# Given problem:
Search the data for the string "chart" and extract every line where it appears.

# Data block:
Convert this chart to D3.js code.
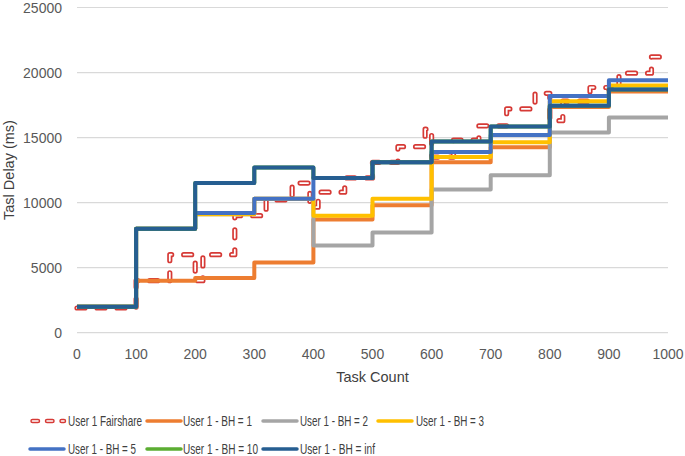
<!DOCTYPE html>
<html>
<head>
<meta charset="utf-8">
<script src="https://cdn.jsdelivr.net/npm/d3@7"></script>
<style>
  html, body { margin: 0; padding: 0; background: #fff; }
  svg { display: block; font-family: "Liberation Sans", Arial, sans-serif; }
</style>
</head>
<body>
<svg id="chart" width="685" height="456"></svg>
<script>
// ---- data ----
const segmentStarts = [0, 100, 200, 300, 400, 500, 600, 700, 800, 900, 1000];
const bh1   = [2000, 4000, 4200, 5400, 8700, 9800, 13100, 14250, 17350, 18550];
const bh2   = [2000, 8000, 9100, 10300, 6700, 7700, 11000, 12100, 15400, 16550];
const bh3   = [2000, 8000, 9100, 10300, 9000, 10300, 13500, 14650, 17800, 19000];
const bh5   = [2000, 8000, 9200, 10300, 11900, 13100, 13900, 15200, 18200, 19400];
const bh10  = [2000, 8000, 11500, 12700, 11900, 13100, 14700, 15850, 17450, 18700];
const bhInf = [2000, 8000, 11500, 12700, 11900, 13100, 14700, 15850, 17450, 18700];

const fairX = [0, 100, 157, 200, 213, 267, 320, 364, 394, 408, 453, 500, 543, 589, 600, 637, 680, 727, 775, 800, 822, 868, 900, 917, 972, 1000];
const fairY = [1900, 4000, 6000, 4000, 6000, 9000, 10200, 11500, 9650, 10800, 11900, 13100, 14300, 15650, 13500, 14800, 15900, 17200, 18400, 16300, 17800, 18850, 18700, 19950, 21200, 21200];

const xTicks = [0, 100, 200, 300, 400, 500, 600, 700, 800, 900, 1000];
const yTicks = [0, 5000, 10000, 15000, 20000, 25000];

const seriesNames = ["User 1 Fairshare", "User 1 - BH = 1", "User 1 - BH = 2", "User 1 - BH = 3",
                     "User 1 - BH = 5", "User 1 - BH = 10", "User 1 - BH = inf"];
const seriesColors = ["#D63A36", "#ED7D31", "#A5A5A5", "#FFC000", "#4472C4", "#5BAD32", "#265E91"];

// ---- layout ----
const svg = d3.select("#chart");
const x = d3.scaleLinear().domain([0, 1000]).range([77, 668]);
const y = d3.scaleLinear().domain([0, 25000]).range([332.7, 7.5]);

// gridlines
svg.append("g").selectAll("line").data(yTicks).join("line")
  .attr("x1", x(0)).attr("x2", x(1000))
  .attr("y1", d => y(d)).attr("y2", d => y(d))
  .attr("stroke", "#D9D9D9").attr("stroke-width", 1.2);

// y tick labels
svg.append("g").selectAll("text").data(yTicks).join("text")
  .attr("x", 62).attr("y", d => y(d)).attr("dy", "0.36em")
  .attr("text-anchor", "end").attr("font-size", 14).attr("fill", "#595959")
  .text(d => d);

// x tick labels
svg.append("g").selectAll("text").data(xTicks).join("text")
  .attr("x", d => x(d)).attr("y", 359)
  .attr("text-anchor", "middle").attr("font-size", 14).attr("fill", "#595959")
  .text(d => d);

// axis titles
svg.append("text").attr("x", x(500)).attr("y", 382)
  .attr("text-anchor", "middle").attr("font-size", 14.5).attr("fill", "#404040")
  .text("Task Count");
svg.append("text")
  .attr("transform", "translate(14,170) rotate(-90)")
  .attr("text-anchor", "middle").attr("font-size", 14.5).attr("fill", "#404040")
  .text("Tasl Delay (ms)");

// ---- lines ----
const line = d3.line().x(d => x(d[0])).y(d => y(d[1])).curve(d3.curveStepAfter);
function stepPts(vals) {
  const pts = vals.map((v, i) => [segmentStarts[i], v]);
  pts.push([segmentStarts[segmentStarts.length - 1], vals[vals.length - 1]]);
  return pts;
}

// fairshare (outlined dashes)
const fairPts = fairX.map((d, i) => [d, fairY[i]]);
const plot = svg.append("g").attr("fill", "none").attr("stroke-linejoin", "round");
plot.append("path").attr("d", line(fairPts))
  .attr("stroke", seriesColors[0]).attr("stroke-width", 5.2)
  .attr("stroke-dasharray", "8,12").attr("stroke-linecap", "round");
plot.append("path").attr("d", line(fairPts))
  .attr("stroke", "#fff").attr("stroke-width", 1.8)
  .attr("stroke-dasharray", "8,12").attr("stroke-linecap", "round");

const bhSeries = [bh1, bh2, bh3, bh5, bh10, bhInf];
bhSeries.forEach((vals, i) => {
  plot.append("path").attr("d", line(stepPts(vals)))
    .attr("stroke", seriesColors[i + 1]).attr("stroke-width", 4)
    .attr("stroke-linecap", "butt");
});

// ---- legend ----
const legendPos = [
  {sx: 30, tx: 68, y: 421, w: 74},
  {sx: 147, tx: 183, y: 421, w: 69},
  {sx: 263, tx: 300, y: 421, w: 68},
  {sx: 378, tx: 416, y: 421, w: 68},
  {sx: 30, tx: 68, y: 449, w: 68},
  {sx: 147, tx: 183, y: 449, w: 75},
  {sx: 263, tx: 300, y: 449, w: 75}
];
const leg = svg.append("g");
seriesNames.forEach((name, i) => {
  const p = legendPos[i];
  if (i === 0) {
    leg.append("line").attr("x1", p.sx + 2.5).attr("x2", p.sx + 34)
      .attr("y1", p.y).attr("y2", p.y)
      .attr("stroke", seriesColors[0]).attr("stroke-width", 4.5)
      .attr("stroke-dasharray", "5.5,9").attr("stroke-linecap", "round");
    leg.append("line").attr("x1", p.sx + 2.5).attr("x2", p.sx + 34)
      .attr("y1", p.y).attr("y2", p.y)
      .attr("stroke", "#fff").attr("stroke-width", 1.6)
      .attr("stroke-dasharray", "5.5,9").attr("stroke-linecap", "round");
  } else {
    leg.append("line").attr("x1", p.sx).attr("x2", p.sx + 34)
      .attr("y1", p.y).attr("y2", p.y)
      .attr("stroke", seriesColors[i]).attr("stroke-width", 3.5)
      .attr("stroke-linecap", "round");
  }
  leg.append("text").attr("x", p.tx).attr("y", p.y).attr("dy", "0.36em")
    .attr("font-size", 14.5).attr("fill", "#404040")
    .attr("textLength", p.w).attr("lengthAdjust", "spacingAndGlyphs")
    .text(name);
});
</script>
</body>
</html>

# Correct response:
Convert this chart to D3.js code.
<svg id="chart" width="685" height="456"></svg>
const svg = d3.select("#chart");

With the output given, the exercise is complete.